— begin Extracted records —

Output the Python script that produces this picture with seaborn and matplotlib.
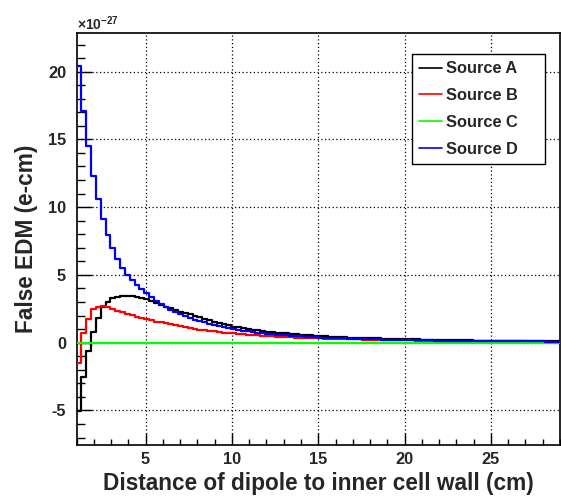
import numpy as np
import pandas as pd
import seaborn as sns
import matplotlib
matplotlib.use("Agg")
import matplotlib.pyplot as plt
from matplotlib.lines import Line2D
from matplotlib.ticker import MultipleLocator

# histogram binning (cm)
bin_lo, bin_hi, n_bins = 1.0, 29.0, 100

# false EDM per bin, units of 1e-27 e-cm
source_a = [
    -5.02, -2.51, -0.59, 0.81, 1.80, 2.62, 3.03, 3.28, 3.40, 3.46,
    3.47, 3.44, 3.38, 3.29, 3.19, 3.05, 2.91, 2.78, 2.66, 2.54,
    2.42, 2.30, 2.19, 2.08, 1.97, 1.87, 1.77, 1.65, 1.53, 1.44,
    1.35, 1.27, 1.19, 1.12, 1.06, 1.00, 0.95, 0.90, 0.86, 0.82,
    0.78, 0.75, 0.72, 0.68, 0.65, 0.62, 0.59, 0.56, 0.53, 0.51,
    0.49, 0.47, 0.45, 0.43, 0.41, 0.40, 0.38, 0.37, 0.35, 0.34,
    0.33, 0.32, 0.31, 0.30, 0.29, 0.28, 0.27, 0.26, 0.25, 0.24,
    0.235, 0.23, 0.22, 0.21, 0.205, 0.20, 0.19, 0.185, 0.18, 0.175,
    0.17, 0.165, 0.16, 0.155, 0.15, 0.145, 0.14, 0.135, 0.13, 0.127,
    0.123, 0.12, 0.117, 0.113, 0.11, 0.107, 0.104, 0.101, 0.098, 0.095,
]
source_b = [
    -1.52, 0.69, 1.78, 2.47, 2.66, 2.71, 2.62, 2.50, 2.37, 2.24,
    2.12, 2.01, 1.91, 1.82, 1.73, 1.64, 1.56, 1.49, 1.42, 1.35,
    1.28, 1.21, 1.15, 1.08, 1.03, 0.97, 0.92, 0.87, 0.83, 0.79,
    0.75, 0.71, 0.68, 0.65, 0.62, 0.59, 0.56, 0.53, 0.51, 0.49,
    0.46, 0.44, 0.42, 0.41, 0.39, 0.37, 0.36, 0.34, 0.33, 0.32,
    0.31, 0.30, 0.29, 0.28, 0.27, 0.26, 0.25, 0.24, 0.235, 0.225,
    0.22, 0.21, 0.205, 0.20, 0.19, 0.185, 0.18, 0.175, 0.17, 0.165,
    0.16, 0.155, 0.15, 0.145, 0.14, 0.137, 0.133, 0.13, 0.126, 0.122,
    0.119, 0.116, 0.113, 0.11, 0.107, 0.104, 0.101, 0.099, 0.096, 0.094,
    0.091, 0.089, 0.087, 0.085, 0.083, 0.081, 0.079, 0.077, 0.075, 0.073,
]
source_c = [0.0] * 100
source_d = [
    20.38, 17.12, 14.49, 12.32, 10.60, 9.14, 7.96, 6.98, 6.16, 5.50,
    5.02, 4.60, 4.25, 3.93, 3.64, 3.36, 3.10, 2.86, 2.64, 2.44,
    2.26, 2.10, 1.95, 1.82, 1.70, 1.59, 1.49, 1.40, 1.31, 1.23,
    1.15, 1.08, 1.01, 0.95, 0.89, 0.84, 0.79, 0.75, 0.71, 0.67,
    0.63, 0.60, 0.57, 0.54, 0.51, 0.49, 0.46, 0.44, 0.42, 0.40,
    0.38, 0.365, 0.35, 0.335, 0.32, 0.31, 0.30, 0.285, 0.275, 0.265,
    0.255, 0.245, 0.24, 0.23, 0.22, 0.215, 0.21, 0.20, 0.195, 0.19,
    0.18, 0.175, 0.17, 0.165, 0.16, 0.155, 0.15, 0.145, 0.14, 0.137,
    0.133, 0.13, 0.126, 0.122, 0.119, 0.116, 0.113, 0.11, 0.107, 0.104,
    0.101, 0.099, 0.096, 0.094, 0.091, 0.089, 0.087, 0.085, 0.083, 0.081,
]
labels = ["Source A", "Source B", "Source C", "Source D"]
colors = ["#000000", "#ff0000", "#00ff00", "#0000ff"]

sns.set_theme(style="ticks")
plt.rcParams["font.family"] = ["Liberation Sans", "DejaVu Sans"]
plt.rcParams["font.weight"] = "bold"
plt.rcParams["axes.unicode_minus"] = False
plt.rcParams["mathtext.fontset"] = "custom"
plt.rcParams["mathtext.rm"] = "Liberation Sans"
plt.rcParams["mathtext.bf"] = "Liberation Sans:bold"

edges = np.linspace(bin_lo, bin_hi, n_bins + 1)
centers = (edges[:-1] + edges[1:]) / 2

fig = plt.figure(figsize=(5.61, 4.98), dpi=100)
ax = fig.add_axes([76.5 / 561, 53 / 498, 483.5 / 561, 412 / 498])

for vals, lab, col in zip([source_a, source_b, source_c, source_d], labels, colors):
    df = pd.DataFrame({"x": centers, "w": vals})
    sns.histplot(data=df, x="x", weights="w", bins=edges.tolist(), element="step",
                 fill=False, color=col, linewidth=1.6, ax=ax, zorder=3)

ax.set_xlim(bin_lo, bin_hi)
ax.set_ylim(-7.55, 22.85)
ax.xaxis.set_major_locator(MultipleLocator(5))
ax.xaxis.set_minor_locator(MultipleLocator(1))
ax.yaxis.set_major_locator(MultipleLocator(5))
ax.yaxis.set_minor_locator(MultipleLocator(1))
ax.set_xticks([5, 10, 15, 20, 25])
ax.grid(True, which="major", color="black", linestyle=(0, (1, 2)), linewidth=0.9)
ax.set_axisbelow(True)

ax.tick_params(which="both", direction="in", top=False, right=False,
               width=1.0, color="black", labelsize=11.8)
ax.tick_params(axis="y", which="major", length=10.8, pad=7.5)
ax.tick_params(axis="y", which="minor", length=5.6)
ax.tick_params(axis="x", which="major", length=9, pad=5)
ax.tick_params(axis="x", which="minor", length=4)
for s in ax.spines.values():
    s.set_linewidth(1.2)
    s.set_color("black")

ax.set_xlabel("Distance of dipole to inner cell wall (cm)", fontsize=16.3,
              fontweight="bold", va="baseline")
ax.set_ylabel("False EDM (e-cm)", fontsize=16.3, fontweight="bold", va="baseline")
ax.xaxis.set_label_coords(0.5, -45 / 412)
ax.yaxis.set_label_coords(-43.5 / 483.5, 0.5)

fig.text(77 / 561, 1 - 30 / 498, r"$\times\mathbf{10^{-27}}$", fontsize=10,
         va="baseline", ha="left")

handles = [Line2D([], [], color=c, linewidth=1.2) for c in colors]
leg_top = (445 - 54.5) / 412
leg = ax.legend(handles, labels, loc="upper left",
                bbox_to_anchor=(335.2 / 483.5, 0.5, 133.3 / 483.5, leg_top - 0.5),
                mode="expand", borderaxespad=0, fontsize=11.8, frameon=True,
                fancybox=False, framealpha=1, edgecolor="black",
                handlelength=1.42, handletextpad=0.26, labelspacing=0.72,
                borderpad=0.42)
leg.get_frame().set_linewidth(1.0)
for t in leg.get_texts():
    t.set_fontweight("bold")

fig.savefig("out.png", dpi=100)
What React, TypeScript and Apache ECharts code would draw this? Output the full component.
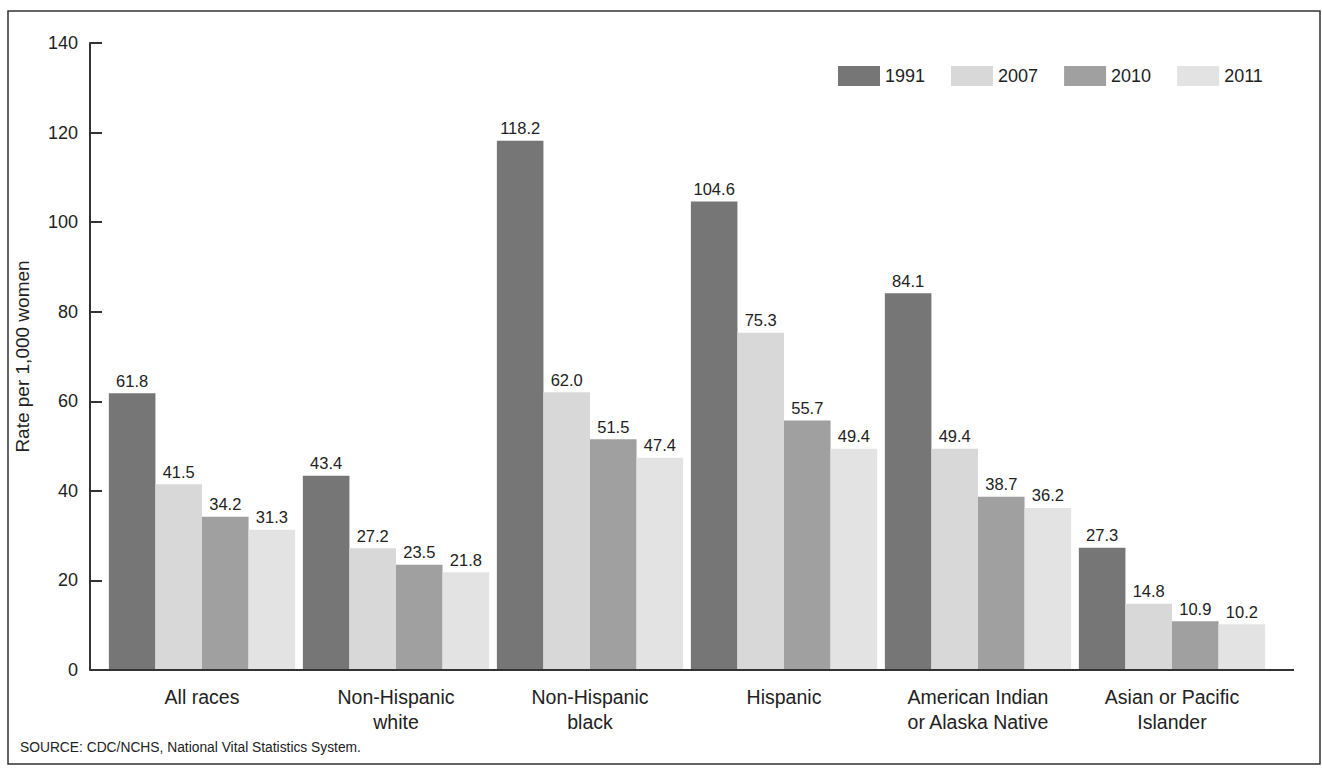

— end Extracted records —

Your task:
Transcribe the material exactly, leaving every picture out.

Correct result:
Output the Python script that produces this picture with seaborn and matplotlib.
import numpy as np
import pandas as pd
import seaborn as sns
import matplotlib
matplotlib.use("Agg")
import matplotlib.pyplot as plt
from matplotlib.lines import Line2D
from matplotlib.ticker import MultipleLocator

# histogram binning (cm)
bin_lo, bin_hi, n_bins = 1.0, 29.0, 100

# false EDM per bin, units of 1e-27 e-cm
source_a = [
    -5.02, -2.51, -0.59, 0.81, 1.80, 2.62, 3.03, 3.28, 3.40, 3.46,
    3.47, 3.44, 3.38, 3.29, 3.19, 3.05, 2.91, 2.78, 2.66, 2.54,
    2.42, 2.30, 2.19, 2.08, 1.97, 1.87, 1.77, 1.65, 1.53, 1.44,
    1.35, 1.27, 1.19, 1.12, 1.06, 1.00, 0.95, 0.90, 0.86, 0.82,
    0.78, 0.75, 0.72, 0.68, 0.65, 0.62, 0.59, 0.56, 0.53, 0.51,
    0.49, 0.47, 0.45, 0.43, 0.41, 0.40, 0.38, 0.37, 0.35, 0.34,
    0.33, 0.32, 0.31, 0.30, 0.29, 0.28, 0.27, 0.26, 0.25, 0.24,
    0.235, 0.23, 0.22, 0.21, 0.205, 0.20, 0.19, 0.185, 0.18, 0.175,
    0.17, 0.165, 0.16, 0.155, 0.15, 0.145, 0.14, 0.135, 0.13, 0.127,
    0.123, 0.12, 0.117, 0.113, 0.11, 0.107, 0.104, 0.101, 0.098, 0.095,
]
source_b = [
    -1.52, 0.69, 1.78, 2.47, 2.66, 2.71, 2.62, 2.50, 2.37, 2.24,
    2.12, 2.01, 1.91, 1.82, 1.73, 1.64, 1.56, 1.49, 1.42, 1.35,
    1.28, 1.21, 1.15, 1.08, 1.03, 0.97, 0.92, 0.87, 0.83, 0.79,
    0.75, 0.71, 0.68, 0.65, 0.62, 0.59, 0.56, 0.53, 0.51, 0.49,
    0.46, 0.44, 0.42, 0.41, 0.39, 0.37, 0.36, 0.34, 0.33, 0.32,
    0.31, 0.30, 0.29, 0.28, 0.27, 0.26, 0.25, 0.24, 0.235, 0.225,
    0.22, 0.21, 0.205, 0.20, 0.19, 0.185, 0.18, 0.175, 0.17, 0.165,
    0.16, 0.155, 0.15, 0.145, 0.14, 0.137, 0.133, 0.13, 0.126, 0.122,
    0.119, 0.116, 0.113, 0.11, 0.107, 0.104, 0.101, 0.099, 0.096, 0.094,
    0.091, 0.089, 0.087, 0.085, 0.083, 0.081, 0.079, 0.077, 0.075, 0.073,
]
source_c = [0.0] * 100
source_d = [
    20.38, 17.12, 14.49, 12.32, 10.60, 9.14, 7.96, 6.98, 6.16, 5.50,
    5.02, 4.60, 4.25, 3.93, 3.64, 3.36, 3.10, 2.86, 2.64, 2.44,
    2.26, 2.10, 1.95, 1.82, 1.70, 1.59, 1.49, 1.40, 1.31, 1.23,
    1.15, 1.08, 1.01, 0.95, 0.89, 0.84, 0.79, 0.75, 0.71, 0.67,
    0.63, 0.60, 0.57, 0.54, 0.51, 0.49, 0.46, 0.44, 0.42, 0.40,
    0.38, 0.365, 0.35, 0.335, 0.32, 0.31, 0.30, 0.285, 0.275, 0.265,
    0.255, 0.245, 0.24, 0.23, 0.22, 0.215, 0.21, 0.20, 0.195, 0.19,
    0.18, 0.175, 0.17, 0.165, 0.16, 0.155, 0.15, 0.145, 0.14, 0.137,
    0.133, 0.13, 0.126, 0.122, 0.119, 0.116, 0.113, 0.11, 0.107, 0.104,
    0.101, 0.099, 0.096, 0.094, 0.091, 0.089, 0.087, 0.085, 0.083, 0.081,
]
labels = ["Source A", "Source B", "Source C", "Source D"]
colors = ["#000000", "#ff0000", "#00ff00", "#0000ff"]

sns.set_theme(style="ticks")
plt.rcParams["font.family"] = ["Liberation Sans", "DejaVu Sans"]
plt.rcParams["font.weight"] = "bold"
plt.rcParams["axes.unicode_minus"] = False
plt.rcParams["mathtext.fontset"] = "custom"
plt.rcParams["mathtext.rm"] = "Liberation Sans"
plt.rcParams["mathtext.bf"] = "Liberation Sans:bold"

edges = np.linspace(bin_lo, bin_hi, n_bins + 1)
centers = (edges[:-1] + edges[1:]) / 2

fig = plt.figure(figsize=(5.61, 4.98), dpi=100)
ax = fig.add_axes([76.5 / 561, 53 / 498, 483.5 / 561, 412 / 498])

for vals, lab, col in zip([source_a, source_b, source_c, source_d], labels, colors):
    df = pd.DataFrame({"x": centers, "w": vals})
    sns.histplot(data=df, x="x", weights="w", bins=edges.tolist(), element="step",
                 fill=False, color=col, linewidth=1.6, ax=ax, zorder=3)

ax.set_xlim(bin_lo, bin_hi)
ax.set_ylim(-7.55, 22.85)
ax.xaxis.set_major_locator(MultipleLocator(5))
ax.xaxis.set_minor_locator(MultipleLocator(1))
ax.yaxis.set_major_locator(MultipleLocator(5))
ax.yaxis.set_minor_locator(MultipleLocator(1))
ax.set_xticks([5, 10, 15, 20, 25])
ax.grid(True, which="major", color="black", linestyle=(0, (1, 2)), linewidth=0.9)
ax.set_axisbelow(True)

ax.tick_params(which="both", direction="in", top=False, right=False,
               width=1.0, color="black", labelsize=11.8)
ax.tick_params(axis="y", which="major", length=10.8, pad=7.5)
ax.tick_params(axis="y", which="minor", length=5.6)
ax.tick_params(axis="x", which="major", length=9, pad=5)
ax.tick_params(axis="x", which="minor", length=4)
for s in ax.spines.values():
    s.set_linewidth(1.2)
    s.set_color("black")

ax.set_xlabel("Distance of dipole to inner cell wall (cm)", fontsize=16.3,
              fontweight="bold", va="baseline")
ax.set_ylabel("False EDM (e-cm)", fontsize=16.3, fontweight="bold", va="baseline")
ax.xaxis.set_label_coords(0.5, -45 / 412)
ax.yaxis.set_label_coords(-43.5 / 483.5, 0.5)

fig.text(77 / 561, 1 - 30 / 498, r"$\times\mathbf{10^{-27}}$", fontsize=10,
         va="baseline", ha="left")

handles = [Line2D([], [], color=c, linewidth=1.2) for c in colors]
leg_top = (445 - 54.5) / 412
leg = ax.legend(handles, labels, loc="upper left",
                bbox_to_anchor=(335.2 / 483.5, 0.5, 133.3 / 483.5, leg_top - 0.5),
                mode="expand", borderaxespad=0, fontsize=11.8, frameon=True,
                fancybox=False, framealpha=1, edgecolor="black",
                handlelength=1.42, handletextpad=0.26, labelspacing=0.72,
                borderpad=0.42)
leg.get_frame().set_linewidth(1.0)
for t in leg.get_texts():
    t.set_fontweight("bold")

fig.savefig("out.png", dpi=100)
What React, TypeScript and Apache ECharts code would draw this? Output the full component.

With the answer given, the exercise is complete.